On the other hand, many DS methods can be augmented by SSA in a straight-forward way: just measure the time used up by all actions, policy modifications, and policy tests, and occasionally insert checkpoints that invoke SSA. In this sense SSA's basic concepts are not algorithm-specific -- instead they reflect a novel, general way of thinking about how ``true" performance should be measured in RL systems using DS in policy space.
Since SSA automatically collects statistics about long-term effects of earlier policy changes on later ones, it is of interest for improving the credit assignment method itself [Schmidhuber, Zhao, SchraudolphSchmidhuber et al.1997a].
Although the present paper's illustrative SSA application is much less complex than our previous ones, it is the first to provide insight into SSA's fundamental advantages over traditional DS methods in case of stochastic policy evaluations and unknown temporal delays between causes and effects.

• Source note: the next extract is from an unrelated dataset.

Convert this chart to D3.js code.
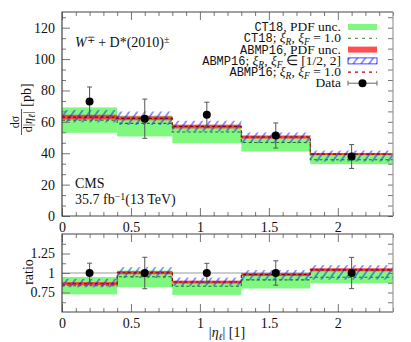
<!DOCTYPE html>
<html>
<head>
<meta charset="utf-8">
<script src="https://cdn.jsdelivr.net/npm/d3@7"></script>
<style>
  body { margin: 0; background: #fff; }
  text { font-family: "Liberation Serif", serif; fill: #111; }
  tspan.mono { font-family: "Liberation Mono", monospace; }
</style>
</head>
<body>
<svg id="chart" width="411" height="342"></svg>
<script>
// bins in |eta_l| and measured cross sections [pb]
var binEdges = [0, 0.4, 0.8, 1.3, 1.8, 2.4];
var binCenter = [0.2, 0.6, 1.05, 1.55, 2.1];
var dataVal = [73, 62, 64.5, 51.3, 37.9];
var dataErr = [9.2, 12.5, 8, 8, 7.6];
// CT18 prediction
var ct18Central = [61, 59, 53.5, 46.8, 35.8];
var ct18Lo = [53, 50.7, 46.4, 41.1, 33];
var ct18Hi = [69.2, 64, 57.5, 49.6, 38.5];
// ABMP16 prediction
var abmpCentral = [63, 62.2, 57, 50.3, 39.4];
var abmpPdfLo = [61.5, 61, 55.8, 49.3, 38.6];
var abmpPdfHi = [64.5, 63.5, 58.2, 51.3, 40.2];
var abmpScaleLo = [59.6, 58, 53.9, 46.4, 34.7];
var abmpScaleHi = [67.5, 66.6, 60.7, 53.2, 41.7];
// ticks
var xTicks = [0, 0.5, 1, 1.5, 2];
var yTicks = [0, 20, 40, 60, 80, 100, 120];
var rTicks = [0.75, 1, 1.25];

var svg = d3.select('#chart');
var x = d3.scaleLinear().domain([0, 2.4]).range([62, 393]);
var y = d3.scaleLinear().domain([0, 130]).range([216, 12]);
var yr = d3.scaleLinear().domain([0.5, 1.5]).range([312, 234]);

var green = '#80f880', red = '#f04838', blue = '#1a1aff';

var defs = svg.append('defs');
defs.append('pattern').attr('id', 'hatch').attr('patternUnits', 'userSpaceOnUse')
    .attr('width', 6.5).attr('height', 6.5).attr('patternTransform', 'rotate(35)')
  .append('line').attr('x1', 1).attr('x2', 1).attr('y1', 0).attr('y2', 6.5)
    .attr('stroke', blue).attr('stroke-width', 0.9);
defs.append('clipPath').attr('id', 'clipMain').append('rect')
    .attr('x', x(0)).attr('y', y(130)).attr('width', x(2.4) - x(0)).attr('height', y(0) - y(130));
defs.append('clipPath').attr('id', 'clipRatio').append('rect')
    .attr('x', x(0)).attr('y', yr(1.5)).attr('width', x(2.4) - x(0)).attr('height', yr(0.5) - yr(1.5));

/**
 * Draw bands and central lines into one panel.
 * @param {Object} ys y scale of the panel.
 * @param {Function} f maps (array, bin) to plotted value.
 */
var drawPanel = function(ys, f, clip) {
  var g = svg.append('g').attr('clip-path', 'url(#' + clip + ')');
  var bins = d3.range(dataVal.length);
  var band = function(lo, hi, fill) {
    g.selectAll(null).data(bins).enter().append('rect')
      .attr('x', function(i) { return x(binEdges[i]); })
      .attr('width', function(i) { return x(binEdges[i + 1]) - x(binEdges[i]); })
      .attr('y', function(i) { return ys(f(hi, i)); })
      .attr('height', function(i) { return ys(f(lo, i)) - ys(f(hi, i)); })
      .attr('fill', fill);
  };
  var step = function(arr, color) {
    var pts = [];
    bins.forEach(function(i) {
      pts.push([binEdges[i], f(arr, i)]);
      pts.push([binEdges[i + 1], f(arr, i)]);
    });
    g.append('path').datum(pts)
      .attr('d', d3.line().x(function(d) { return x(d[0]); }).y(function(d) { return ys(d[1]); }))
      .attr('fill', 'none').attr('stroke', color).attr('stroke-width', 1.1)
      .attr('stroke-dasharray', '3,2.5');
  };
  band(ct18Lo, ct18Hi, green);
  band(abmpPdfLo, abmpPdfHi, red);
  band(abmpScaleLo, abmpScaleHi, 'url(#hatch)');
  step(ct18Central, '#2e6b2e');
  step(abmpCentral, '#8a0000');
  return g;
};

var drawData = function(ys, vals, errs) {
  var g = svg.append('g');
  vals.forEach(function(v, i) {
    var cx = x(binCenter[i]);
    g.append('line').attr('x1', cx).attr('x2', cx)
      .attr('y1', ys(v - errs[i])).attr('y2', ys(v + errs[i]))
      .attr('stroke', '#555').attr('stroke-width', 1);
    [v - errs[i], v + errs[i]].forEach(function(e) {
      g.append('line').attr('x1', cx - 2.5).attr('x2', cx + 2.5)
        .attr('y1', ys(e)).attr('y2', ys(e)).attr('stroke', '#555');
    });
    g.append('circle').attr('cx', cx).attr('cy', ys(v)).attr('r', 4).attr('fill', '#000');
  });
};

/**
 * Frame and inward ticks of a panel.
 */
var drawAxes = function(ys, majorY, minorY, fmt) {
  var top = ys.range()[1], bot = ys.range()[0];
  var minorX = d3.range(0, 24.1, 1).map(function(d) { return d / 10; })
      .filter(function(d) { return Math.abs(d * 2 - Math.round(d * 2)) > 1e-6; });
  var style = function(sel, labels) {
    sel.select('.domain').remove();
    sel.selectAll('line').attr('stroke', '#777');
    sel.selectAll('text').style('font-size', '14px').style('font-family', '"Liberation Serif", serif')
      .attr('fill', '#111');
    if (!labels) sel.selectAll('text').remove();
  };
  svg.append('g').attr('transform', 'translate(0,' + bot + ')')
    .call(d3.axisBottom(x).tickValues(xTicks).tickSize(-8).tickPadding(6).tickFormat(d3.format('')))
    .call(style, true);
  svg.append('g').attr('transform', 'translate(0,' + bot + ')')
    .call(d3.axisBottom(x).tickValues(minorX).tickSize(-4)).call(style, false);
  svg.append('g').attr('transform', 'translate(0,' + top + ')')
    .call(d3.axisTop(x).tickValues(xTicks).tickSize(-8)).call(style, false);
  svg.append('g').attr('transform', 'translate(0,' + top + ')')
    .call(d3.axisTop(x).tickValues(minorX).tickSize(-4)).call(style, false);
  svg.append('g').attr('transform', 'translate(' + x(0) + ',0)')
    .call(d3.axisLeft(ys).tickValues(majorY).tickSize(-8).tickPadding(7).tickFormat(fmt))
    .call(style, true);
  svg.append('g').attr('transform', 'translate(' + x(0) + ',0)')
    .call(d3.axisLeft(ys).tickValues(minorY).tickSize(-4)).call(style, false);
  svg.append('g').attr('transform', 'translate(' + x(2.4) + ',0)')
    .call(d3.axisRight(ys).tickValues(majorY.concat(minorY)).tickSize(-5)).call(style, false);
  // frame
  svg.append('path')
    .attr('d', 'M' + x(2.4) + ',' + top + 'H' + x(0) + 'V' + bot + 'H' + x(2.4))
    .attr('fill', 'none').attr('stroke', '#444').attr('stroke-width', 1.2);
  svg.append('line').attr('x1', x(2.4)).attr('x2', x(2.4)).attr('y1', top).attr('y2', bot)
    .attr('stroke', '#999').attr('stroke-width', 1.2);
};

// main panel
drawPanel(y, function(a, i) { return a[i]; }, 'clipMain');
drawData(y, dataVal, dataErr);
var minorMain = d3.range(0, 130, 20 / 3).filter(function(d) { return Math.abs(d / 20 - Math.round(d / 20)) > 1e-6; });
drawAxes(y, yTicks, minorMain, d3.format('d'));

// ratio panel
svg.append('line').attr('x1', x(0)).attr('x2', x(2.4)).attr('y1', yr(1)).attr('y2', yr(1))
  .attr('stroke', '#999').attr('stroke-width', 1);
drawPanel(yr, function(a, i) { return a[i] / dataVal[i]; }, 'clipRatio');
drawData(yr, dataVal.map(function() { return 1; }), dataErr.map(function(e, i) { return e / dataVal[i]; }));
drawAxes(yr, rTicks, [0.625, 0.875, 1.125, 1.375], function(d) { return String(d); });

// rich text helper: parts = [text, kind]
var rich = function(xp, yp, parts, anchor, size, monoSize) {
  var t = svg.append('text').attr('x', xp).attr('y', yp)
    .attr('text-anchor', anchor || 'start').style('font-size', (size || 14) + 'px');
  parts.forEach(function(p) {
    var s = t.append('tspan').text(p[0]);
    if (p[1] === 'mono') s.attr('class', 'mono').style('font-size', (monoSize || 12) + 'px');
    if (p[1] === 'it') s.style('font-style', 'italic');
    if (p[1] === 'sub') s.style('font-style', 'italic').style('font-size', '9.5px').attr('baseline-shift', '-25%');
    if (p[1] === 'sup') s.style('font-size', '10px').attr('baseline-shift', '40%');
  });
  return t;
};

// annotations
rich(75, 47, [['W', 'it'], ['∓', 'sup'], [' + D*(2010)'], ['±', 'sup']]);
rich(75, 188, [['CMS']]);
rich(75, 204, [['35.7 fb'], ['−1', 'sup'], ['(13 TeV)']]);

// legend
var legX = 341, symX0 = 348, symX1 = 377, ls = 13.5;
var rows = [27, 38.3, 49.6, 60.9, 72.2, 83.2];
var lg = svg.append('g');
rich(legX, rows[0] + 4, [['CT18', 'mono'], [', PDF unc.']], 'end', ls);
lg.append('rect').attr('x', symX0).attr('y', rows[0] - 3).attr('width', symX1 - symX0).attr('height', 6).attr('fill', green);
rich(legX, rows[1] + 4, [['CT18', 'mono'], ['; '], ['ξ', 'it'], ['R', 'sub'], [', '], ['ξ', 'it'], ['F', 'sub'], [' = 1.0']], 'end', ls);
lg.append('line').attr('x1', symX0).attr('x2', symX1).attr('y1', rows[1]).attr('y2', rows[1])
  .attr('stroke', '#5aa05a').attr('stroke-width', 1.2).attr('stroke-dasharray', '3,4');
rich(legX, rows[2] + 4, [['ABMP16', 'mono'], [', PDF unc.']], 'end', ls);
lg.append('rect').attr('x', symX0).attr('y', rows[2] - 3).attr('width', symX1 - symX0).attr('height', 6).attr('fill', '#ff5050');
rich(legX, rows[3] + 4, [['ABMP16', 'mono'], ['; '], ['ξ', 'it'], ['R', 'sub'], [', '], ['ξ', 'it'], ['F', 'sub'], [' ∈ [1/2, 2]']], 'end', ls);
lg.append('rect').attr('x', symX0).attr('y', rows[3] - 3).attr('width', symX1 - symX0).attr('height', 6)
  .attr('fill', 'url(#hatch)').attr('stroke', blue).attr('stroke-width', 0.8);
rich(legX, rows[4] + 4, [['ABMP16', 'mono'], ['; '], ['ξ', 'it'], ['R', 'sub'], [', '], ['ξ', 'it'], ['F', 'sub'], [' = 1.0']], 'end', ls);
lg.append('line').attr('x1', symX0).attr('x2', symX1).attr('y1', rows[4]).attr('y2', rows[4])
  .attr('stroke', '#b00000').attr('stroke-width', 1.2).attr('stroke-dasharray', '3,4');
rich(legX, rows[5] + 4, [['Data']], 'end', ls);
lg.append('line').attr('x1', symX0).attr('x2', symX1).attr('y1', rows[5]).attr('y2', rows[5]).attr('stroke', '#666');
[symX0, symX1].forEach(function(cx) {
  lg.append('line').attr('x1', cx).attr('x2', cx).attr('y1', rows[5] - 2.5).attr('y2', rows[5] + 2.5).attr('stroke', '#666');
});
lg.append('circle').attr('cx', (symX0 + symX1) / 2).attr('cy', rows[5]).attr('r', 4).attr('fill', '#000');

// axis titles
svg.append('text').attr('transform', 'translate(19,122) rotate(-90)').attr('text-anchor', 'middle')
  .style('font-size', '12px').text('dσ');
svg.append('line').attr('x1', 21.5).attr('x2', 21.5).attr('y1', 109).attr('y2', 135).attr('stroke', '#111').attr('stroke-width', 0.7);
rich(0, 0, [['d|'], ['η', 'it'], ['ℓ', 'sub'], ['|']], 'middle', 12)
  .attr('x', null).attr('y', null).attr('transform', 'translate(32,122) rotate(-90)');
svg.append('text').attr('transform', 'translate(31,95) rotate(-90)').attr('text-anchor', 'middle')
  .style('font-size', '14px').text('[pb]');
svg.append('text').attr('transform', 'translate(33,272) rotate(-90)').attr('text-anchor', 'middle')
  .style('font-size', '14px').text('ratio');
rich(227, 337, [['|'], ['η', 'it'], ['ℓ', 'sub'], ['| [1]']], 'middle');
</script>
</body>
</html>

Market models are similar to traditional DPRL in the sense that the bids of their agents correspond to predictions of future reward used in DPRL algorithms such as Q-learning. On the other hand, they are similar to DS in the sense that they incorporate evolutionary pressure and do not obviously require full environmental observability and Markovian conditions but can be applied to agents whose policies are drawn from general program spaces. For example, bankrupt agents who spent all their money are usually replaced by mutations of more successful agents. This introduces Darwinian selection absent in traditional DPRL.

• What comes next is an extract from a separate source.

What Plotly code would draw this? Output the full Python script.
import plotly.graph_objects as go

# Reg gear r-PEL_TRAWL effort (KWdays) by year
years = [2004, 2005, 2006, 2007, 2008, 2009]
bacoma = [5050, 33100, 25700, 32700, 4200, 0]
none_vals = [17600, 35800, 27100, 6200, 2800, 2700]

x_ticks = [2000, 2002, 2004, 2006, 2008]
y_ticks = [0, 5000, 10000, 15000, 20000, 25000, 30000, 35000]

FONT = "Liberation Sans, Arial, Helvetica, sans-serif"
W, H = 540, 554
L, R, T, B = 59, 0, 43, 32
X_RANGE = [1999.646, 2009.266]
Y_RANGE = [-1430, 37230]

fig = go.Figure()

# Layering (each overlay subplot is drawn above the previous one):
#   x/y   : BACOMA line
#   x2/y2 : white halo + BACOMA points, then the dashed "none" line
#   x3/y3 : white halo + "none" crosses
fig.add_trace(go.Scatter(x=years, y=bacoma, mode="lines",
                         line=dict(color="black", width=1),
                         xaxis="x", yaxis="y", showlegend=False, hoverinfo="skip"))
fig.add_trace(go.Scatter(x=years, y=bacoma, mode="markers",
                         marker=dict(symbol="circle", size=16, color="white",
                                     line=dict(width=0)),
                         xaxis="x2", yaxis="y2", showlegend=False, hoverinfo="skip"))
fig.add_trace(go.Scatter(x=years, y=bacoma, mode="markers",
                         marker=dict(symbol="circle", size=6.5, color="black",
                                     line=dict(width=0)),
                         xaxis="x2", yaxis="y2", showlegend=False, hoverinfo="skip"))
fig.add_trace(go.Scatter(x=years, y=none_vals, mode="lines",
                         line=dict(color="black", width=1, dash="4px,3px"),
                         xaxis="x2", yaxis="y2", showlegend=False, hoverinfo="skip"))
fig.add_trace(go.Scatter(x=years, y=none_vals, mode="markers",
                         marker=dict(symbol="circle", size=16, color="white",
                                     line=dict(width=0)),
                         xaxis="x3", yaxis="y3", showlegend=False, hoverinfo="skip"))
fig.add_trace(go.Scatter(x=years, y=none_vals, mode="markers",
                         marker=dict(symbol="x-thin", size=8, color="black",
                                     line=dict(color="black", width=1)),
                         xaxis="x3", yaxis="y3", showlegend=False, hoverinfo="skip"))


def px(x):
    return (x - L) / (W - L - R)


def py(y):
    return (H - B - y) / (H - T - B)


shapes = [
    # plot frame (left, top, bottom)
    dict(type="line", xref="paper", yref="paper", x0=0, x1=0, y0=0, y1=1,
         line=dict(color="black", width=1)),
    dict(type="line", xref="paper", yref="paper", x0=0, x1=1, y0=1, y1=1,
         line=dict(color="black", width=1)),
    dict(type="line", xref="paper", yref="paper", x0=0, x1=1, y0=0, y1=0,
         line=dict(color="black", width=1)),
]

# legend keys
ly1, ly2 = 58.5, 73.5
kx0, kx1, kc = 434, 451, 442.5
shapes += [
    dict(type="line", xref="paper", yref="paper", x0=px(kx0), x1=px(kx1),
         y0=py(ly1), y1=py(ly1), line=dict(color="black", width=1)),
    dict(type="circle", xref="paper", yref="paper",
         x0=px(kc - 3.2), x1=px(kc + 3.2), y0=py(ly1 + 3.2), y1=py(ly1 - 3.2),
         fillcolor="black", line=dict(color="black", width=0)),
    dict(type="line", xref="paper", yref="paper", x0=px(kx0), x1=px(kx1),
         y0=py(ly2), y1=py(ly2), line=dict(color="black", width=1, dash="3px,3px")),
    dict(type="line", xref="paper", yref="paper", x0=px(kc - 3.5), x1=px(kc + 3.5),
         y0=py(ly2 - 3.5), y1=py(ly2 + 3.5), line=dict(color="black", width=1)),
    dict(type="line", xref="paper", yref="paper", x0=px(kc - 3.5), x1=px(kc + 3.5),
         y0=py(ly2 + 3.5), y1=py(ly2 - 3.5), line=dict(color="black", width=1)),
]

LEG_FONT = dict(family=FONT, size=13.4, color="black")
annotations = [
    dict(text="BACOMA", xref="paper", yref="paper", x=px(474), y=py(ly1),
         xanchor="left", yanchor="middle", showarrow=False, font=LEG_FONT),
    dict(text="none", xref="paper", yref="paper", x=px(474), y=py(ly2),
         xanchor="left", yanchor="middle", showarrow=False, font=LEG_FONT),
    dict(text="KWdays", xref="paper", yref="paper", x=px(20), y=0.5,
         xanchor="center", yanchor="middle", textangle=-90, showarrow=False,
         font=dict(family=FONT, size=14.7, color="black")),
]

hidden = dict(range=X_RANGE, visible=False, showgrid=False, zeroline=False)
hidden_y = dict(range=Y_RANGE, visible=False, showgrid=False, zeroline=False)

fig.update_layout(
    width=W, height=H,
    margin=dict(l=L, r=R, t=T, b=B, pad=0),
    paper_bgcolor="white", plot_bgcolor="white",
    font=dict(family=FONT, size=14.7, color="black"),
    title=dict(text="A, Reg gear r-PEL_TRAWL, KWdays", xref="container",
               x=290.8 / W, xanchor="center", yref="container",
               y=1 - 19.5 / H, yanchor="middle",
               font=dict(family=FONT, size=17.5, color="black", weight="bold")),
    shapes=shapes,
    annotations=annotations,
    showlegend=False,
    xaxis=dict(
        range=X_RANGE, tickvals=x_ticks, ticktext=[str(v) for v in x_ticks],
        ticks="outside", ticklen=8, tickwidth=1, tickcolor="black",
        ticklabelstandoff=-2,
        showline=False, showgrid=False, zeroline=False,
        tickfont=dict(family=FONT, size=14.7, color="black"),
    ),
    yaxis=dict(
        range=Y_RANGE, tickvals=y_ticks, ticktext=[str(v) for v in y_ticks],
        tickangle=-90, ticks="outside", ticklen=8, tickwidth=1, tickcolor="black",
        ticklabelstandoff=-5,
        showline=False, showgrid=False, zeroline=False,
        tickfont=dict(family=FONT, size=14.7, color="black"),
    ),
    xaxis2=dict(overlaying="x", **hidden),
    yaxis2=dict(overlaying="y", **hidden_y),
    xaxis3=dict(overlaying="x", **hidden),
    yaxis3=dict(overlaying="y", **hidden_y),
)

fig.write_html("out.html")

SSA shares certain aspects of market models. In particular, at a given time any existing policy modification's reward/time ratio measured by SSA may be viewed as an investment into the future. The policy modification will fail to survive once it fails to generate enough return (including the reward obtained by its own ``children") to exceed the corresponding investment of its ``parent", namely, the most recent previous, still existing policy modification.
Future research will hopefully show when to prefer pure market models over SSA and vice versa. For instance, it will be interesting to study whether the former can efficiently deal with long, unknown causal delays and highly stochastic policies and environments.